As Earth faces the rampant biodiversity loss many scientists call the Sixth Extinction, it becomes more important than ever to talk about the crisis.
There are, I’ve come to realize in my 15 years on the extinction beat, six ways to do this.
The first, of course, involves sharing the devastating news that a species has gone extinct. Researchers have looked for a species for years and, failing to find evidence that it still exists, declare that it has been lost.
These are usually phrased as “probable extinctions,” because it’s harder to prove that an organism doesn’t exist than that it does. Also, calling something “extinct” too early can result in removing the very protections that could be saving it from that fate. That’s always an important context for these discussions.
The second way to talk about extinction — by far the most common — is a warning: An animal or plant, or a group of them, is disappearing and could soon go extinct. Invariably, human activities are to blame for the decline of these populations.
Again, sometimes you find variations on this, such as when we proclaim that a species has disappeared from a specific portion of its range and has become locally extinct. This warning is no less worrisome, though the messaging can sometimes create confusion when people come to believe a species is completely gone.
That brings us to the third way to talk about the subject: Someone is trying to do something to prevent an extinction. These are stories of struggle, science and drama. They can involve heroes, villains and everything in between.

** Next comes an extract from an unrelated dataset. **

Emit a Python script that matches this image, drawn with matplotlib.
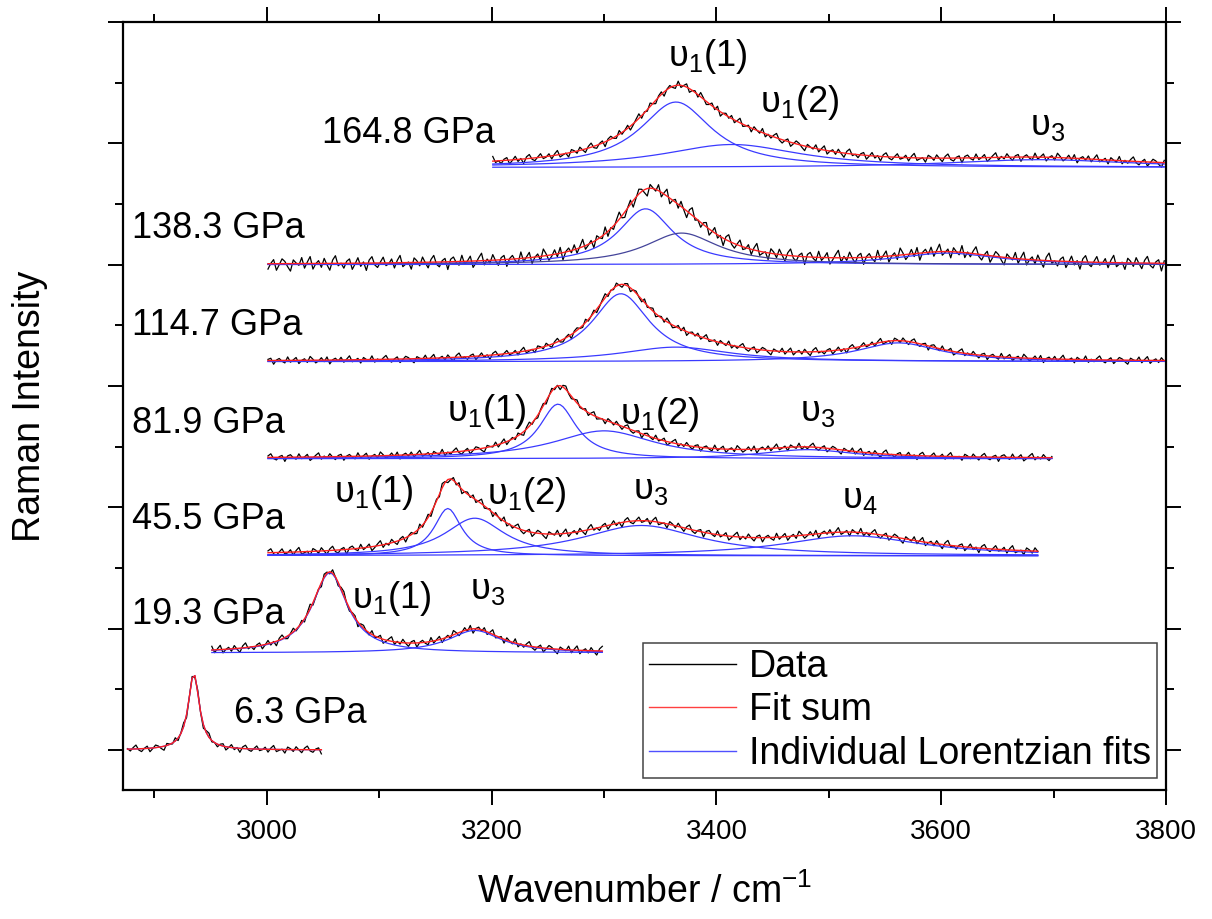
import numpy as np
import matplotlib
matplotlib.use("Agg")
import matplotlib.pyplot as plt
from matplotlib.lines import Line2D

# ---------------- data ----------------
pressures = ["6.3 GPa", "19.3 GPa", "45.5 GPa", "81.9 GPa", "114.7 GPa", "138.3 GPa", "164.8 GPa"]
offsets = [0.0, 0.8, 1.6, 2.4, 3.2, 4.0, 4.8]
x_start = [2876, 2951, 3001, 3001, 3001, 3001, 3201]
x_end = [3049, 3300, 3686, 3700, 3800, 3800, 3800]

# Lorentzian components per spectrum: centre (cm-1), height, FWHM (cm-1)
peak_centers = [
    [2935],
    [3056, 3185],
    [3161, 3185, 3333, 3521],
    [3259, 3300, 3481],
    [3315, 3364, 3562],
    [3337, 3369, 3605],
    [3364, 3414, 3688],
]
peak_heights = [
    [0.63],
    [0.66, 0.185],
    [0.39, 0.31, 0.25, 0.165],
    [0.45, 0.23, 0.075],
    [0.56, 0.12, 0.155],
    [0.46, 0.26, 0.095],
    [0.54, 0.19, 0.065],
]
peak_fwhm = [
    [12],
    [38, 58],
    [30, 65, 130, 150],
    [40, 110, 100],
    [62, 120, 90],
    [59, 80, 110],
    [78, 150, 200],
]
peak_colors = [
    ["#3a3aff"],
    ["#3a3aff", "#3a3aff"],
    ["#3a3aff"] * 4,
    ["#3a3aff"] * 3,
    ["#3a3aff"] * 3,
    ["#3a3aff", "#44449a", "#3a3aff"],
    ["#3a3aff"] * 3,
]

# scatter of the measured data around the fit (hand-read residual pattern)
noise_amp = [0.035, 0.04, 0.04, 0.035, 0.035, 0.065, 0.04]
noise_shift = [0, 17, 41, 63, 88, 5, 29]
residuals = [0.12, -0.45, 0.33, 0.91, -0.27, -0.68, 0.05, 0.52, -0.83, -0.14, 0.61, 0.28, -0.39,
             -0.95, 0.47, 0.08, -0.22, 0.76, -0.58, 0.19, 0.88, -0.71, -0.03, 0.36, -0.49, 0.64,
             -0.17, -0.86, 0.42, 0.97, -0.31, 0.02, -0.62, 0.25, 0.55, -0.78, -0.09, 0.69, -0.41,
             0.15, -0.93, 0.38, 0.81, -0.24, -0.57, 0.11, 0.73, -0.35, -0.12, 0.49, -0.66, 0.29,
             0.92, -0.51, -0.19, 0.07, -0.84, 0.58, 0.21, -0.44, 0.67, -0.06, -0.72, 0.34, 0.85,
             -0.29, -0.61, 0.16, 0.44, -0.98, 0.31, 0.59, -0.13, -0.47, 0.78, -0.37, 0.04, 0.63,
             -0.81, -0.26, 0.39, 0.95, -0.54, 0.18, -0.33, 0.71, -0.08, -0.69, 0.27, 0.53, -0.88,
             0.09, 0.46, -0.21, -0.59, 0.82, -0.43, 0.13, 0.67, -0.76, -0.02, 0.35, -0.52, 0.89,
             0.22, -0.64, -0.18, 0.57, -0.37, 0.74, -0.91, 0.06, 0.41, -0.28, 0.62, -0.55, 0.17,
             0.94, -0.46, -0.11, 0.32, -0.79, 0.51, 0.03, -0.34, 0.86, -0.63]

x_ticks = [3000, 3200, 3400, 3600, 3800]
x_label = "Wavenumber / cm$^{-1}$"
y_label = "Raman Intensity"
legend_labels = ["Data", "Fit sum", "Individual Lorentzian fits"]

# ---------------- style ----------------
plt.rcParams["font.family"] = ["Liberation Sans", "DejaVu Sans"]
plt.rcParams["mathtext.fontset"] = "custom"
plt.rcParams["mathtext.rm"] = "Liberation Sans"
plt.rcParams["mathtext.it"] = "Liberation Sans"
plt.rcParams["mathtext.default"] = "regular"

fig = plt.figure(figsize=(12.12, 9.19), dpi=100)
ax = fig.add_axes([0.1015, 0.1404, 0.8605, 0.8357])


def lorentz(x, c, h, w):
    g = w / 2.0
    return h / (1.0 + ((x - c) / g) ** 2)


step = 2.5
nres = len(residuals)
for k in range(len(pressures)):
    x = np.arange(x_start[k], x_end[k] + 0.01, step)
    comps = [lorentz(x, c, h, w) for c, h, w in zip(peak_centers[k], peak_heights[k], peak_fwhm[k])]
    fit = np.sum(comps, axis=0)
    res = np.array([residuals[(i + noise_shift[k]) % nres] for i in range(len(x))])
    data = fit + noise_amp[k] * res
    base = offsets[k]
    ax.plot(x, data + base, color="black", lw=0.9, zorder=2)
    for comp, col in zip(comps, peak_colors[k]):
        ax.plot(x, comp + base, color=col, lw=0.9, zorder=3)
    ax.plot(x, fit + base, color="#ff2020", lw=1.0, zorder=4)

# pressure labels
press_pos = [(2971, 0.30), (2880, 1.12), (2880, 1.90), (2880, 2.69), (2880, 3.50), (2880, 4.30), (3049, 5.08)]
for txt, (px, py) in zip(pressures, press_pos):
    ax.text(px, py, txt, fontsize=26, ha="left", va="center")

# mode labels
mode_labels = [
    ("υ$_1$(1)", 3357, 5.64), ("υ$_1$(2)", 3439, 5.26), ("υ$_3$", 3679, 5.07),
    ("υ$_1$(1)", 3160, 2.71), ("υ$_1$(2)", 3314, 2.69), ("υ$_3$", 3474, 2.71),
    ("υ$_1$(1)", 3060, 2.045), ("υ$_1$(2)", 3196, 2.03), ("υ$_3$", 3326, 2.07), ("υ$_4$", 3512, 1.99),
    ("υ$_1$(1)", 3076, 1.17), ("υ$_3$", 3181, 1.24),
]
for txt, px, py in mode_labels:
    ax.text(px, py, txt, fontsize=26, ha="left", va="baseline")

ax.set_xlim(2872, 3800)
ax.set_ylim(-0.33, 6.0)
ax.set_xticks(x_ticks)
ax.set_xticks([2900, 3100, 3300, 3500, 3700], minor=True)
ax.set_yticks(np.arange(0, 6.01, 1.0))
ax.set_yticks(np.arange(0.5, 6.0, 1.0), minor=True)
ax.set_yticklabels([])
ax.tick_params(which="both", direction="out", top=True, right=True, width=1.4)
ax.tick_params(which="major", length=11, labelsize=20, pad=10)
ax.tick_params(which="minor", length=6)
for sp in ax.spines.values():
    sp.set_linewidth(1.6)

ax.set_xlabel(x_label, fontsize=27, labelpad=20)
ax.set_ylabel(y_label, fontsize=27)
ax.yaxis.set_label_coords(-0.072, 0.5)

handles = [Line2D([], [], color="black", lw=1.0),
           Line2D([], [], color="#ff4040", lw=1.0),
           Line2D([], [], color="#5050ff", lw=1.0)]
leg = ax.legend(handles, legend_labels, loc="lower right", bbox_to_anchor=(0.9914, 0.0156),
                borderaxespad=0, fontsize=27, handlelength=2.3, handletextpad=0.35,
                labelspacing=0.2, borderpad=0.16, fancybox=False, framealpha=1)
leg.get_frame().set_edgecolor("#444444")
leg.get_frame().set_linewidth(1.1)

fig.savefig("out.png", dpi=100)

They serve to lift us up in the continued fight against human-caused entropy.
Occasionally — and not as rarely as you might think — this leads to discussion number four: People have saved a species from extinction and it’s now recovered — or at least on its way. This serves as a vital counterpoint to the darkness that surrounds stories of loss.
Sometimes these heroic achievements have nuances: Someone finds a species that had previously been declared extinct. This is great news…with reservations. It shows that science works and that people don’t give up. But most of these rediscovered species remain at high risk or are even critically endangered, and they’ve been found in the nick of time for people to (ideally) take action to protect them. That places this kind of conversation somewhere between types two and four. We’ll call it type five.
Which brings us to type six: the discussions that reveal what we’re losing when species go extinct. The beauty. The wonder. The parts of our culture and collective experience. The ecological roles that protect us. The mystery of species not yet understood. The marvel of evolution. The interconnectedness of ecological systems.
Ideally, there should be no type six. These are the messages that belong in discussions one through five, but all too often are left by the wayside. Perhaps that’s why type six is at the bottom of the list: It’s the rarest conversation of all.
And potentially, that’s the reason one through five exist in the first place.